Screenshots courtesy of Vent


After deciding on one of the many available emotions, a user can then write a blurb to elaborate on his or her current mood. It can range from a single character to an unlimited amount of text, but most users’ vents are about a sentence long, not unlike the length of the average Tweet.

When a vent is posted, it goes on the user’s profile as well as on the user’s feed, where it becomes visible to other users who “are listening.” Rather than adding friends, users can connect with others who choose to listen – which can be thought of as “following” someone, as users do on Twitter or Instagram.

Users can react to other users’ vents with reactions such as “hug,” “ugh,” or “nice,” just to name a few. Users can also like and comment on other people’s vents.
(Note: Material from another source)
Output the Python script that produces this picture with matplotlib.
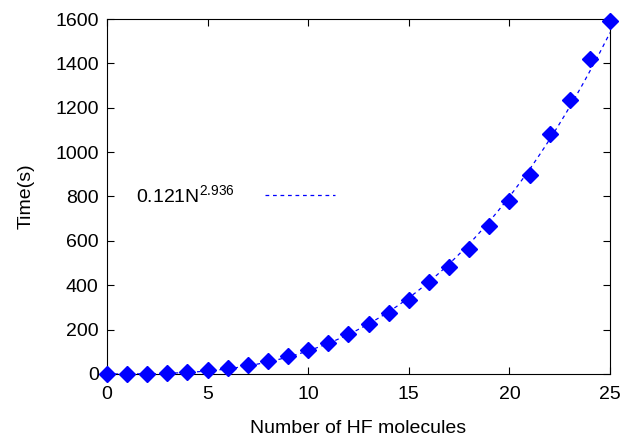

There is also an option for private messages between two users, but is only available between users who are mutual listeners.

Vent’s description of itself, highlighting that users can express how they “REALLY feel,” implies that it would be false to say that people don’t try to put the best image of themselves online. Even though it’s natural for anyone to feel hurt or envious at times, the current social media atmosphere doesn’t quite allow for these emotions to be heard. While the ability to curate oneself to his or her liking can be empowering, it has led to a phenomenon of social media becoming a highlight reel of one’s best moments. It minimizes space for negative emotions by its nature.

That’s not to say that social media sites should be a place where everyone discloses their negative emotions.  They are omitted for good reason – people don’t want their inner conflicts to be permanently shared with hundreds of potential viewers. But that’s exactly what makes Vent so great. It’s private, separate, and personal, while still allowing users to be heard by a potentially large audience, providing the sense that they are being supported by a greater community.

While it’s no replacement for face to face, interpersonal support, it still makes users feel reassured, and fills that exact void that sites like Facebook and Twitter have taken away. According to one review, the app is great for getting something off one’s chest in a virtual way, and doesn’t rely on having friends to be effective, making it a fresh take on anonymity. Vent is perfectly catered to social media users today because it gets right at that need for wanting to be acknowledged by large audience while allowing for suppressed emotions to be shared and validated.